Building intercultural Christmas traditions: our personalized blended Finnish-Nicaraguan Christmas
It is holiday season, and this time of the year is a perfect occasion to put into practice the intercultural richness of our family. My husband is from Finland, and I am from Nicaragua. Together we are raising a trilingual 4-year-old girl who has big expectations for Christmas. But how do we reconcile two cultures in a festive tone? Christmas is not always nice and fun, but this blog is a photography of our life situation in December 2022, and if you relate to it, you might also be in an intercultural family.
Christmas started early with a generous amount of snow that fell and never went away. Back home there is no snow ever, so I find amusing to see my daughter play and eat the snow that announces that Christmas is near. A Christmas calendar with little chocolates to open day by day is a new experience for me: this time my daughter chose herself the type of calendar she wanted to have.
Our family playlist includes songs such as “El burrito Sabanero”, “Last Christmas” and “Tonttujen jouluyö Tip Tap (Soihdut sammuu)”. My daughter makes her own version of the lyrics in Spanish, Finnish and English, mixing all the songs. Yes, Christmas carols are part of our repertoire and that is where things get a bit intercultural.
The rest of our Finnish family is very small and lives in another city. It has been decided that we do not spend Christmas together anymore, although it used to be the habit. At the beginning it puzzled me why the whole Finnish family is not together on Christmas day. Back home, Christmas is all about being together with close and extended family members. It took me a while to process that culture difference and realized that Finnish honesty shall never be confused with rudeness: sometimes people want to be on their own and avoid big and stressful family celebrations that require a lot of logistics and expenses. Each family is different, and I shall adapt, give them space, and integrate.
Who brings the presents?
Well, it depends. In my husbands’ culture it is the Joulupukki, and in my culture is El Niño Dios (the baby Jesus). We decided not to select one over the other and somehow, we have explained to our daughter that on Christmas day, while she is sleeping, both Joulupukki and Baby Jesus will together leave her gifts under the tree. I wonder if other families have come up with arrangements like ours. She wrote and drew herself Christmas cards to Joulupukki and Niño Dios, and I am glad that our local supermarket has a mailbox dedicated to receiving children’s cards.

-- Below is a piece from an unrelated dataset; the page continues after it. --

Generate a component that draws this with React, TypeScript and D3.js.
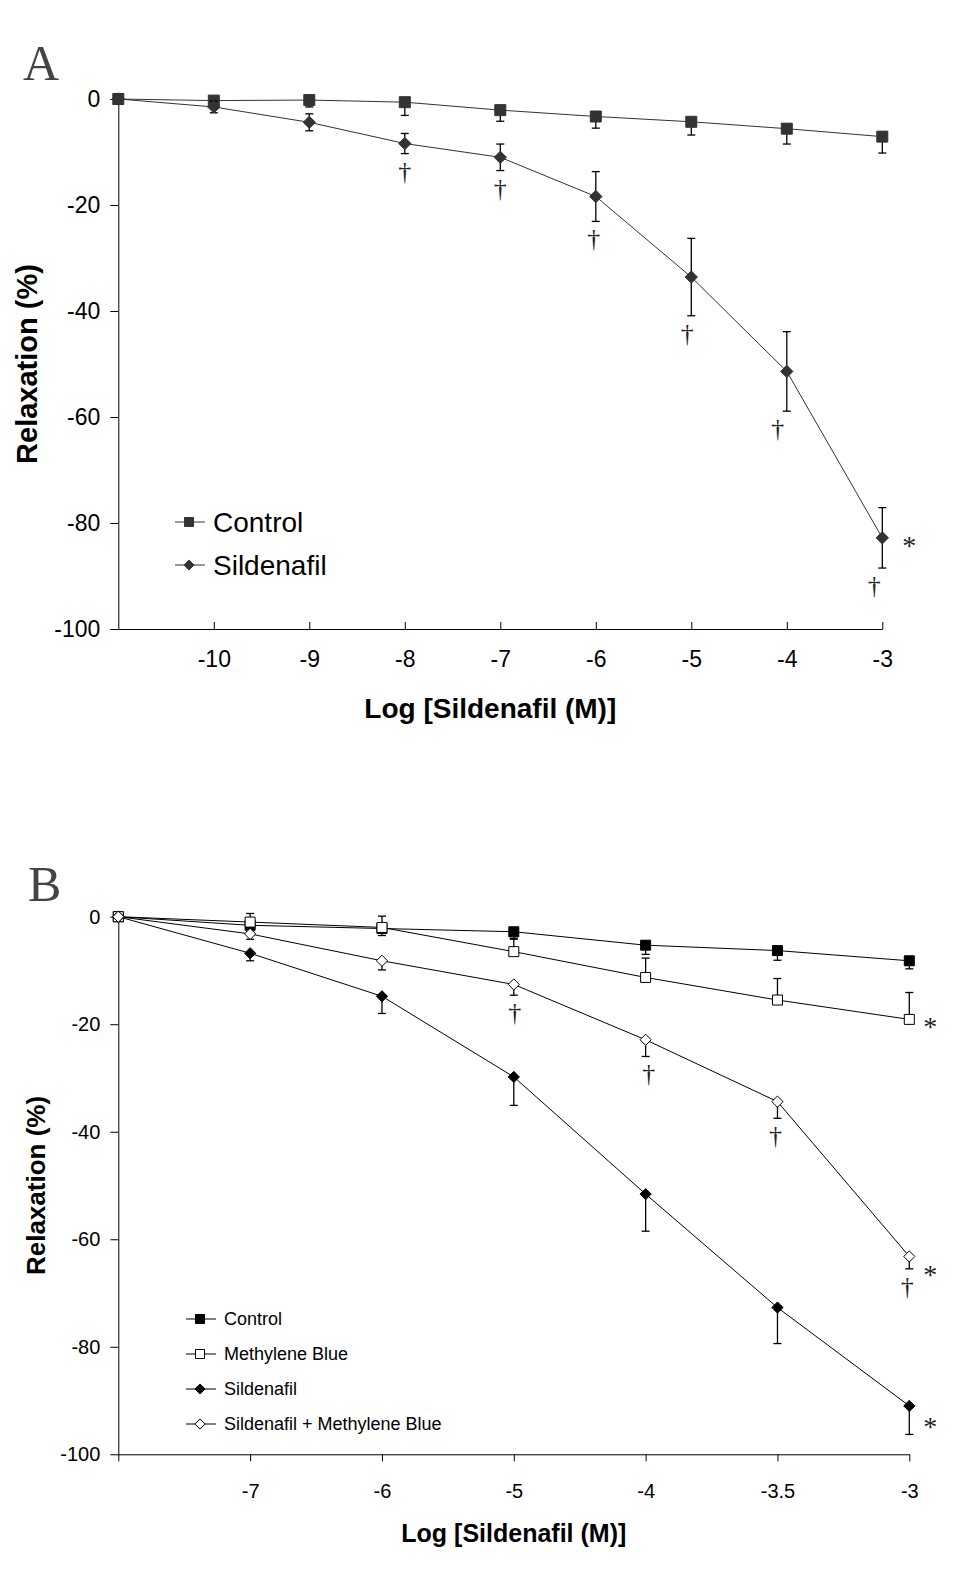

Being generous with others is particularly challenging in times of economic difficulties. Like many families, our thoughts are haunted with ideas about unemployment, to make ends meet, raising living expenses and war. My intuition tells me that intercultural families are more exposed to pressing finances. But we are grownups, and we owe our daughter beautiful childhood Christmas memories, so we must make an effort to put out there the best of our cheerful and festive mood. That does not cost money at all!
Christmas for our family is celebrated on December 24th, which is a common feature in both of our cultures. We will open gifts and the cherry on the pie will be THE traditional Finnish dinner. I am certain that Finnish Christmas food will be at our dinner table for some days after, until we genuinely start to get fed up with the laatikkos and ham. But now worries, it has become our new family tradition that I cook traditional Nicaraguan Christmas food around December 27th, in order to diversify our food palette during holiday season.
Nicaraguan relleno is the food heritage I bring -literally - to the table. One of its many ingredients includes the ham from Finnish Christmas food, which gives a special touch of cultural blending and zero-waste philosophy. I would serve relleno with soft bread, but my husband and her mom prefer it with Ruisleipä (rye bread), and that's honestly the beauty of interculturality. We do create new and unique ways to experience our family traditions, taking whatever feels comfortable from each culture.
Christmas has become a personal reminder of why it matters and what I can take from it. Missing my family and worrying about seasonal expenses are feelings I am learning to handle. Seeing my daughter so happy and excited about the magic of Christmas really pays off and cheers me up. What is even better, is to create our unique Christmas world with traditions from Nicaragua, Finland, and everything in between. The best of it, we have food and a roof over our heads, we are healthy, and we love each other to the moon and back.